More Americans have negative views on China than ever before: poll

More Americans have unfriendly views about China, with about 66 percent now saying they have negative views — up nearly 20 percentage points since the start of the Trump administration in 2017, according to a new poll by the Pew Research Center.

That negative rating is higher than at any time since Pew began asking the question in 2005.

Economic factors, such as job losses to China and the US trade deficit with the communist country remain top concerns for Americans.

But other issues – including Chinese human rights policies and pollution and its effect on the environment – also have Americans worried, according to the survey.

“Positive views of China’s leader, President Xi Jinping, are also at historically low levels,” the center said in a statement Tuesday.

The coronavirus pandemic had little effect on people’s feelings toward the US rival, Pew reported.

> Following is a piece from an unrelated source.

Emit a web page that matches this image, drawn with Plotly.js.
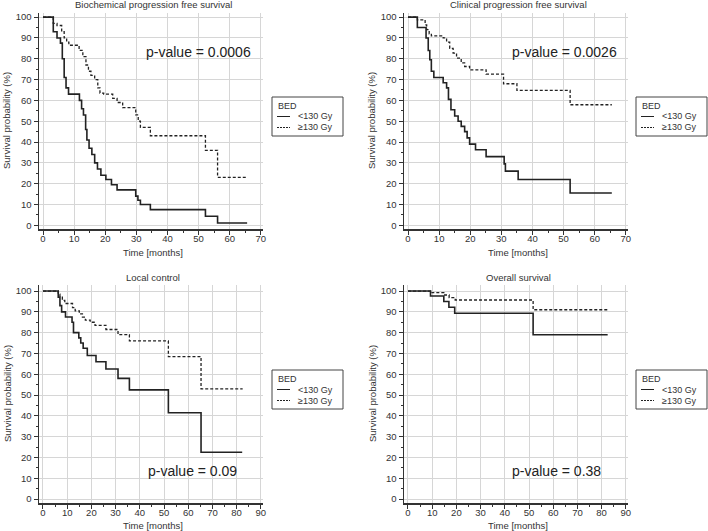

“While China’s handling of the virus may have made an impression on some Americans, it does not appear that escalating conditions in the US over the course of March shifted attitudes toward China during that period,” the center said.

“Views of China did not significantly change when comparing those surveyed before and after March 12, approximately when the NBA indefinitely postponed the remainder of the season and actor Tom Hanks announced testing positive for COVID-19 on social media,” the statement continued.

Americans interviewed before March 13, when the US declared a national emergency, had equally negative views toward China as those interviewed on or after that date, even when accounting for age, education, gender and political affiliation.

The poll showed that Americans also see the US as more of an economic powerhouse than China by about two-to-one — 59 percent vs. 30 percent.

But there was a partisan divide in views about China, with Republicans remaining more concerned than Democrats in many of the questions asked in the report.

“Nearly three-quarters of Republicans and Republican-leaning independents see China unfavorably, compared with roughly six-in-10 Democrats and Democratic leaners,” Pew said.

“Still, negative views of China increased slightly among Democrats this year, so partisans of both stripes are now largely negative toward the superpower,” the center continued, adding that from 2018 to 2019, both parties registered their most unfavorable opinions to date in 2020.

The poll also showed that younger people, who have in the past been more positive than older Americans toward China, now hold more negative views of the country and are likely to see it as a threat to the US.

“Older Americans, however, still take a more negative stance than their younger compatriots on most aspects of the US-China relationship,” Pew said.

The survey was conducted March 3 to 29, among 1,000 adults in the US, and has a margin of error of plus or minus 3.7 points.